Why does computer architecture matter for software developers?

Architecture determines what instructions are available, how memory is accessed, and how data moves through the system. Understanding architecture helps developers write faster code by optimizing for cache behavior, avoiding pipeline stalls, and choosing algorithms that match how the hardware actually processes data. It's especially critical for systems programming, embedded development, and performance-sensitive applications.

What is the difference between RISC and CISC architectures?
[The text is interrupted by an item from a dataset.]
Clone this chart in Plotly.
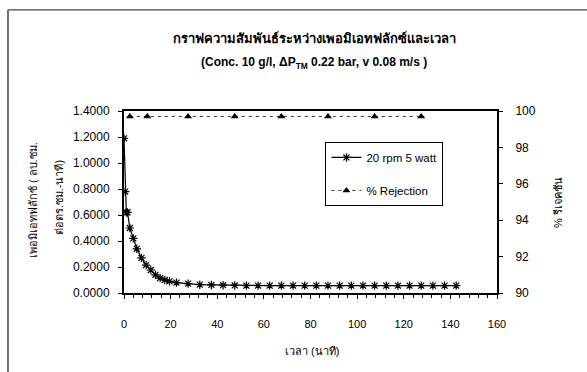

RISC (Reduced Instruction Set Computer) uses a small set of simple instructions that each execute in roughly one clock cycle, relying on software to combine them for complex operations. CISC (Complex Instruction Set Computer) provides many specialized instructions that can do more work per instruction but may take multiple cycles. Modern processors blur this line — x86 chips are CISC on the outside but decode instructions into RISC-like micro-operations internally.

Is ARM or x86 better?

Neither is universally better — they optimize for different goals. ARM processors historically prioritize power efficiency, making them dominant in smartphones and increasingly in laptops and servers. x86 processors from Intel and AMD have traditionally offered higher single-thread performance for desktops and servers. The gap has narrowed significantly, and the best choice depends on your specific workload, power constraints, and software ecosystem.

What does 64-bit architecture actually mean?

A 64-bit architecture means the processor's registers and data paths are 64 bits wide. This allows addressing far more memory (theoretically 16 exabytes, versus 4 GB for 32-bit), processing larger numbers in a single operation, and running more complex instructions. Most modern desktop and server processors are 64-bit, though many embedded systems still use 32-bit or even 8-bit architectures.